▶ **GIVEN MATERIAL**
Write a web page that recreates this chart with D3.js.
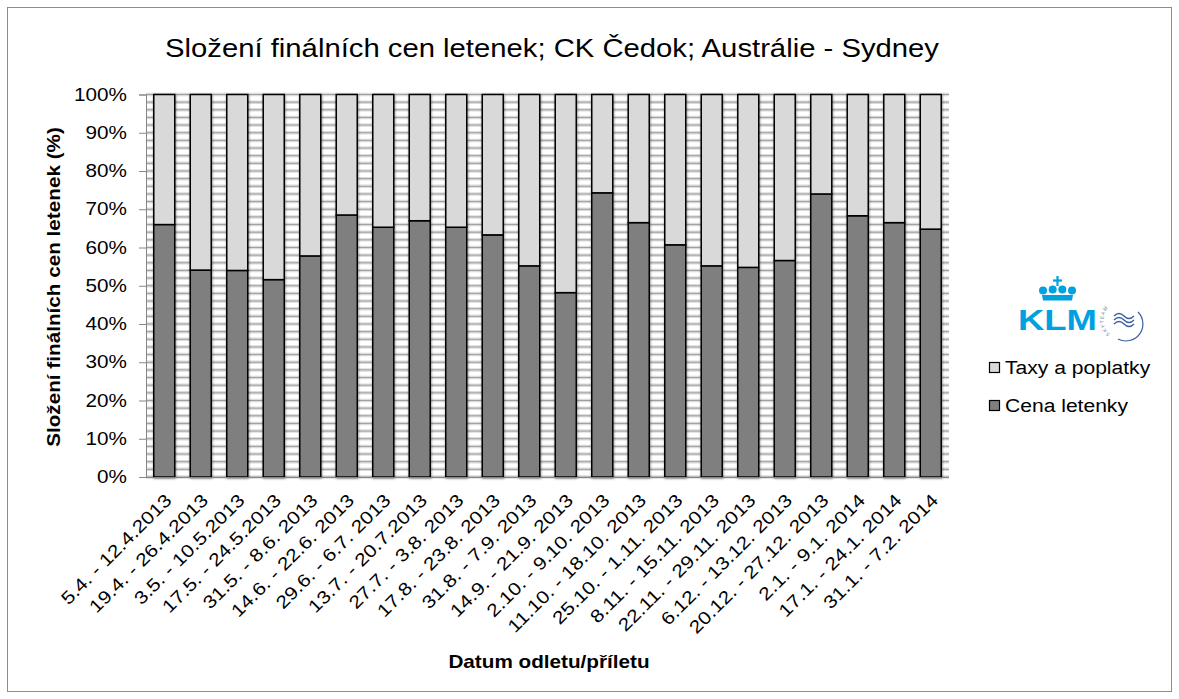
<!DOCTYPE html>
<html>
<head>
<meta charset="utf-8">
<script src="https://cdn.jsdelivr.net/npm/d3@7"></script>
<style>
  html, body { margin: 0; padding: 0; background: #fff; }
  svg { display: block; font-family: "Liberation Sans", Arial, sans-serif; }
</style>
</head>
<body>
<svg id="chart" width="1179" height="699"></svg>
<script>
// ---- data ----
const categories = [
  "5.4. - 12.4.2013", "19.4. - 26.4.2013", "3.5. - 10.5.2013", "17.5. - 24.5.2013",
  "31.5. - 8.6. 2013", "14.6. - 22.6. 2013", "29.6. - 6.7. 2013", "13.7. - 20.7.2013",
  "27.7. - 3.8. 2013", "17.8. - 23.8. 2013", "31.8. - 7.9. 2013", "14.9. - 21.9. 2013",
  "2.10. - 9.10. 2013", "11.10. - 18.10. 2013", "25.10. - 1.11. 2013", "8.11. - 15.11. 2013",
  "22.11. - 29.11. 2013", "6.12. - 13.12. 2013", "20.12. - 27.12. 2013", "2.1. - 9.1. 2014",
  "17.1. - 24.1. 2014", "31.1. - 7.2. 2014"
];
const cenaLetenky = [66.0, 54.1, 54.0, 51.6, 57.8, 68.5, 65.3, 67.0, 65.3, 63.3, 55.2,
                     48.2, 74.3, 66.5, 60.7, 55.2, 54.8, 56.6, 74.0, 68.3, 66.5, 64.8];
const taxyAPoplatky = [34.0, 45.9, 46.0, 48.4, 42.2, 31.5, 34.7, 33.0, 34.7, 36.7, 44.8,
                       51.8, 25.7, 33.5, 39.3, 44.8, 45.2, 43.4, 26.0, 31.7, 33.5, 35.2];
const seriesNames = ["Cena letenky", "Taxy a poplatky"];
const yTicks = [0, 10, 20, 30, 40, 50, 60, 70, 80, 90, 100];
const yMinorTicks = d3.range(0, 101, 2);
const titleText = "Složení finálních cen letenek; CK Čedok; Austrálie - Sydney";
const yTitle = "Složení finálních cen letenek (%)";
const xTitle = "Datum odletu/příletu";

// ---- setup ----
const svg = d3.select("#chart");
const plot = { left: 146, right: 949, top: 94.5, bottom: 477 };
const colors = { "Cena letenky": "#7f7f7f", "Taxy a poplatky": "#d9d9d9" };
const STRETCH = 1.17;
function stretch(sel, k) {
  sel.each(function () {
    const L = this.getComputedTextLength();
    d3.select(this).attr("textLength", L * k).attr("lengthAdjust", "spacingAndGlyphs");
  });
}

// outer border
svg.append("rect").attr("x", 7.5).attr("y", 7.5).attr("width", 1164).attr("height", 684)
  .attr("fill", "#fff").attr("stroke", "#8c8c8c").attr("stroke-width", 1);

const defs = svg.append("defs");
const f = defs.append("filter").attr("id", "shadow").attr("x", "-20%").attr("y", "-5%")
  .attr("width", "140%").attr("height", "110%");
f.append("feDropShadow").attr("dx", 0.5).attr("dy", 1).attr("stdDeviation", 1)
  .attr("flood-color", "#000").attr("flood-opacity", 0.45);

const x = d3.scaleBand().domain(categories).range([plot.left, plot.right])
  .paddingInner(0.425).paddingOuter(0.2125);
const y = d3.scaleLinear().domain([0, 100]).range([plot.bottom, plot.top]);

// gridlines (minor every 2 %)
const grid = svg.append("g");
grid.selectAll("line.halo").data(yMinorTicks).join("line")
  .attr("x1", plot.left).attr("x2", plot.right)
  .attr("y1", d => y(d)).attr("y2", d => y(d))
  .attr("stroke", "#dcdcdc").attr("stroke-width", 3.5);
grid.selectAll("line.core").data(yMinorTicks).join("line")
  .attr("x1", plot.left).attr("x2", plot.right)
  .attr("y1", d => y(d)).attr("y2", d => y(d))
  .attr("stroke", "#9f9f9f").attr("stroke-width", 1);

// stacked bars
const rows = categories.map((c, i) => ({ cat: c, "Cena letenky": cenaLetenky[i], "Taxy a poplatky": taxyAPoplatky[i] }));
const stacked = d3.stack().keys(seriesNames).offset(d3.stackOffsetExpand)(rows);

const barsG = svg.append("g").attr("filter", "url(#shadow)");
barsG.selectAll("g").data(stacked).join("g")
  .attr("fill", d => colors[d.key])
  .selectAll("rect").data(d => d).join("rect")
  .attr("x", d => x(d.data.cat))
  .attr("width", x.bandwidth())
  .attr("y", d => y(d[1] * 100))
  .attr("height", d => y(d[0] * 100) - y(d[1] * 100))
  .attr("stroke", "#000").attr("stroke-width", 1.5);

// y axis
const yAxis = svg.append("g").attr("transform", `translate(${plot.left},0)`)
  .call(d3.axisLeft(y).tickValues(yTicks).tickSize(7).tickPadding(12).tickFormat(d => d + "%"));
yAxis.select(".domain").attr("stroke", "#868686");
yAxis.selectAll(".tick line").attr("stroke", "#868686");
yAxis.selectAll("text").attr("font-size", 17.7).attr("fill", "#000")
  .attr("font-family", "Liberation Sans, Arial, sans-serif").call(stretch, STRETCH);

// x axis
const xAxis = svg.append("g").attr("transform", `translate(0,${plot.bottom})`)
  .call(d3.axisBottom(x).tickSize(0));
xAxis.select(".domain").attr("stroke", "#868686").attr("d", `M${plot.left - 7},0.5H${plot.right}`);
xAxis.selectAll("text")
  .attr("x", 0).attr("y", 0).attr("dy", "0.35em")
  .attr("text-anchor", "end")
  .attr("transform", "translate(4,20) rotate(-45)")
  .attr("font-size", 18).attr("fill", "#000")
  .attr("font-family", "Liberation Sans, Arial, sans-serif").call(stretch, STRETCH);

// titles
svg.append("text").attr("x", 552).attr("y", 57).attr("text-anchor", "middle")
  .attr("font-size", 25).text(titleText).call(stretch, STRETCH);
svg.append("text").attr("transform", "translate(60,287) rotate(-90)")
  .attr("text-anchor", "middle").attr("font-size", 17.7).attr("font-weight", "bold")
  .text(yTitle).call(stretch, STRETCH);
svg.append("text").attr("x", 549).attr("y", 668).attr("text-anchor", "middle")
  .attr("font-size", 17.7).attr("font-weight", "bold").text(xTitle).call(stretch, STRETCH);

// KLM logo (decoration)
const logo = svg.append("g");
const klmBlue = "#00a1de";
logo.append("line").attr("x1", 1057.5).attr("x2", 1057.5).attr("y1", 276).attr("y2", 286)
  .attr("stroke", klmBlue).attr("stroke-width", 2.2);
logo.append("line").attr("x1", 1053).attr("x2", 1062).attr("y1", 280.5).attr("y2", 280.5)
  .attr("stroke", klmBlue).attr("stroke-width", 2.2);
[1043, 1052.7, 1062.3, 1072].forEach((cx, i) => {
  logo.append("circle").attr("cx", cx).attr("cy", (i === 0 || i === 3) ? 290.5 : 289.5).attr("r", 4).attr("fill", klmBlue);
});
logo.append("path").attr("d", "M1042,295 L1073,295 L1072,300.5 L1043,300.5 Z").attr("fill", klmBlue);
logo.append("text").attr("x", 1018).attr("y", 330).attr("font-size", 30).attr("font-weight", "bold")
  .attr("fill", klmBlue).attr("textLength", 79).attr("lengthAdjust", "spacingAndGlyphs").text("KLM");
const sky = "#3a5fa0";
defs.append("path").attr("id", "skyarc").attr("d", "M1110,334 A16,16 0 0 1 1134,306");
logo.append("text").attr("font-size", 5).attr("fill", "#6a7f9a").attr("letter-spacing", "0.8px")
  .append("textPath").attr("href", "#skyarc").text("SKYTEAM");
logo.append("path").attr("d", "M1138,312 A17,17 0 0 1 1118,339").attr("fill", "none").attr("stroke", sky).attr("stroke-width", 1.2);
[0, 4, 8].forEach(dy => {
  logo.append("path").attr("d", `M1114,${316 + dy} q5,-5 10,0 t10,0`).attr("fill", "none")
    .attr("stroke", sky).attr("stroke-width", 1.4);
});

// legend
const legend = svg.append("g");
const legendItems = ["Taxy a poplatky", "Cena letenky"];
legendItems.forEach((name, i) => {
  const cy = 368 + i * 38;
  legend.append("rect").attr("x", 989.5).attr("y", cy - 5.5).attr("width", 10).attr("height", 10)
    .attr("fill", colors[name]).attr("stroke", "#000").attr("stroke-width", 1.2);
  legend.append("text").attr("x", 1005).attr("y", cy).attr("dy", "0.35em")
    .attr("font-size", 18).text(name).call(stretch, STRETCH);
});
</script>
</body>
</html>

▶ **YOUR INSTRUCTIONS**
Review the preceding data and report every line that includes the string "chart".

▶ **FULL RESPONSE**
Write a web page that recreates this chart with D3.js.
<svg id="chart" width="1179" height="699"></svg>
const svg = d3.select("#chart");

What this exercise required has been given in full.